February 15, 2003
ACTUALLY, AN INCREDIBLY TYPICAL THING
ACTUALLY, AN INCREDIBLY TYPICAL THING FOR CANADIANS TO DO
The Canadian position on Iraq (send the army to Afghanistan) may seem dodgy, but it's worthwhile remembering this is exactly how Canada backed into both world wars, more or less, as well, by offering to take on another task elsewhere in the world, rather than contribute troops directly to the hegemonic power's (in those cases, Britain's) armies. In 1914, Prime Minister Laurier (a Liberal) sent the entire regular Canadian army, pretty much (ie, the Royal Canadian Regiment), to take over the Bermuda garrison, so the British regiment there could head to Flanders. Massive popular support for war among English Canadians after things started to go south for the Brits forced national mobilization anyway, but it was a good try.

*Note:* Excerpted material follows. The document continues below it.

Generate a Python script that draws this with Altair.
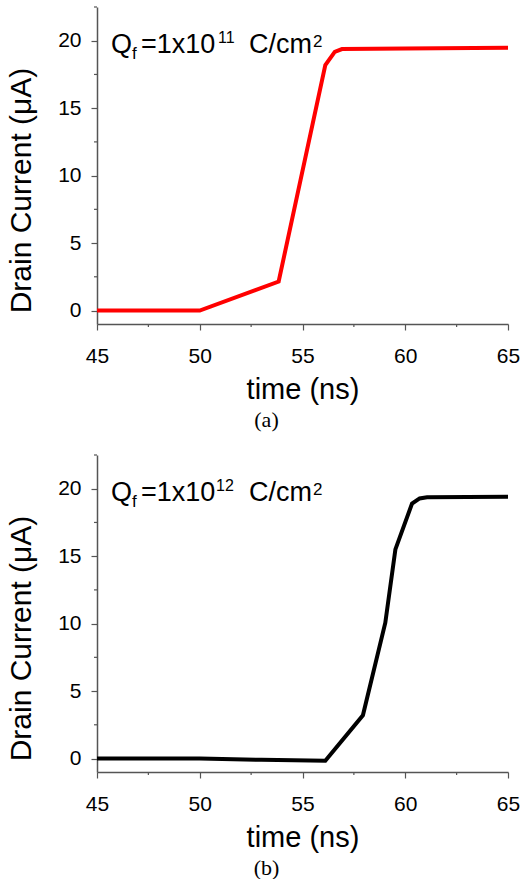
import altair as alt
import pandas as pd

# Panel (a): Qf = 1x10^11 C/cm^2
time_a = [45, 50, 53.84, 56.11, 56.57, 56.92, 60, 65]
current_a = [0, 0, 2.15, 18.2, 19.18, 19.38, 19.42, 19.48]

# Panel (b): Qf = 1x10^12 C/cm^2
time_b = [45, 50, 53, 56.11, 57.94, 59.03, 59.52, 60.33, 60.7, 61.06, 65]
current_b = [0, 0, -0.1, -0.17, 3.21, 10.07, 15.5, 18.9, 19.28, 19.36, 19.4]

x_major = [45, 50, 55, 60, 65]
x_minor = [47.5, 52.5, 57.5, 62.5]
y_major = [0, 5, 10, 15, 20]
y_minor = [2.5, 7.5, 12.5, 17.5, 22.5]

FONT = "Liberation Sans"
AXIS_COLOR = "#555555"
W, H = 411, 317
XS = alt.Scale(domain=[45, 65], nice=False, zero=False)
YS = alt.Scale(domain=[-1, 22.5], nice=False, zero=False)

X_AXIS = alt.Axis(
    values=x_major,
    format="d",
    tickSize=6,
    labelPadding=15,
    labelFlush=False,
    labelOverlap=False,
    title="time (ns)",
    titleFontSize=29,
    titlePadding=9,
)
Y_AXIS = alt.Axis(
    values=y_major,
    format="d",
    tickSize=6,
    labelPadding=10,
    labelFlush=False,
    title="Drain Current (μA)",
    titleFontSize=30,
    titlePadding=21,
    titleY=183,
)


def text_piece(txt, x, y, size):
    return alt.Chart(pd.DataFrame({"k": [0]})).mark_text(
        align="left", baseline="alphabetic", font=FONT, fontSize=size, color="black"
    ).encode(x=alt.value(x), y=alt.value(y), text=alt.value(txt))


def panel(t, i, color, sup, sup_x, caption):
    df = pd.DataFrame({"time": t, "current": i})
    line = alt.Chart(df).mark_line(color=color, strokeWidth=4).encode(
        x=alt.X("time:Q", scale=XS, axis=X_AXIS),
        y=alt.Y("current:Q", scale=YS, axis=Y_AXIS),
    )
    minor_x = alt.Chart(pd.DataFrame({"time": x_minor})).mark_rule(
        color=AXIS_COLOR, strokeWidth=1.2
    ).encode(
        x=alt.X("time:Q", scale=XS, axis=X_AXIS),
        y=alt.value(H),
        y2=alt.value(H + 3),
    )
    minor_y = alt.Chart(pd.DataFrame({"current": y_minor})).mark_rule(
        color=AXIS_COLOR, strokeWidth=1.2
    ).encode(
        y=alt.Y("current:Q", scale=YS, axis=Y_AXIS),
        x=alt.value(0),
        x2=alt.value(-3),
    )
    pieces = [
        text_piece("Q", 14, 46, 27),
        text_piece("f", 35, 52, 17),
        text_piece("=1x10", 44, 46, 27),
        text_piece(sup, sup_x, 36, 16),
        text_piece("C/cm", 152, 46, 27),
        text_piece("2", 216, 40, 17),
    ]
    return alt.layer(line, minor_x, minor_y, *pieces).properties(
        width=W,
        height=H,
        title=alt.TitleParams(
            caption,
            orient="bottom",
            anchor="middle",
            font="Liberation Serif",
            fontSize=22,
            fontWeight="normal",
            dx=-36,
            offset=6,
        ),
    )


chart = alt.vconcat(
    panel(time_a, current_a, "#ff0000", "11", 121, "(a)"),
    panel(time_b, current_b, "#000000", "12", 119, "(b)"),
    spacing=23,
).properties(
    padding={"left": 6, "top": 6, "right": 0, "bottom": 0},
    background="white",
).configure_view(stroke=None).configure_axis(
    grid=False,
    labelFont=FONT,
    labelFontSize=21,
    labelColor="black",
    titleFont=FONT,
    titleFontWeight="normal",
    titleColor="black",
    domainColor=AXIS_COLOR,
    domainWidth=1.5,
    tickColor=AXIS_COLOR,
    tickWidth=1.2,
)

chart.save("out.html", embed_options={"renderer": "svg", "actions": False})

Then in 1941, Laurier's successor King (a Liberal), among other dodges like the Commonwealth Air Training Plan, committed two Canadian battalions to Hong Kong, again to take over for British troops, and in part to reduce the pressure to send more Canadians to Europe. The fact that those troops were unwittingly massacred that December can be seen as largely a matter of bad timing.
But if one wants to really look at an interesting historical parallel, the corker is still 1956. It seems hard now to imagine a world where a strongly interventionist Britain and France, closely allied with Israel, could launch a pre-emptive strike on the Middle East's worst dictator, but be forced back by American refusal to tolerate the European recolonization of the region or Western favoritism for the Zionist enterprise. The mind boggles. But anyway, here's the corker. By carefully triangulating off of both sides, offering only passive support for everybody's aims, Canada, led by foreign minister Lester Pearson, was able to remain inoffensive enough to everybody involved so that we alone could insert a stabilization force to bulwark a fragile ceasefire, thereby avoiding a major NATO schism, and rejuvenate the UN (by inventing "peacekeeping") all in one sweep. Of course, it also got Pearson the Nobel, and remains the epitome of successful Canadian foreign policy.
Remember, Chretien literally studied at Pearson's knee when he first came to Ottawa. And he's clearly falling back on that Pearsonism now, playing Europe and the States off each other and keeping out until someone who can still talk to both sides is needed again. Hey, it worked spectacularly for his mentor once before, so it's reasonable for him to believe it's worth a shot again. Sending the army to Afghanistan is a part of this too, as it helps both Europe (the Germans are looking to pull out) and the Americans (a year's stability in Kabul would still be a blessing). Someone's actually giving the P.M. some pretty good foreign affairs advice for the moment, it seems. Given Canadian support for war is well below 20 per cent, it's his only sane political response, domestically, too.
What it does do, though, is knock Canada effectively out of plans not just for military victory (that was never in the cards) but military reconstruction in Iraq, too, at least until early 2005, assuming there's not any Bosnian pullout before then. Given the uncertainties around reconstruction I've been alluding too, this seems quite sound at this point, as well.
UPDATE: The Flitters wogs remind me that, of course, Borden, the conservative, was in power in 1914. Shame on me.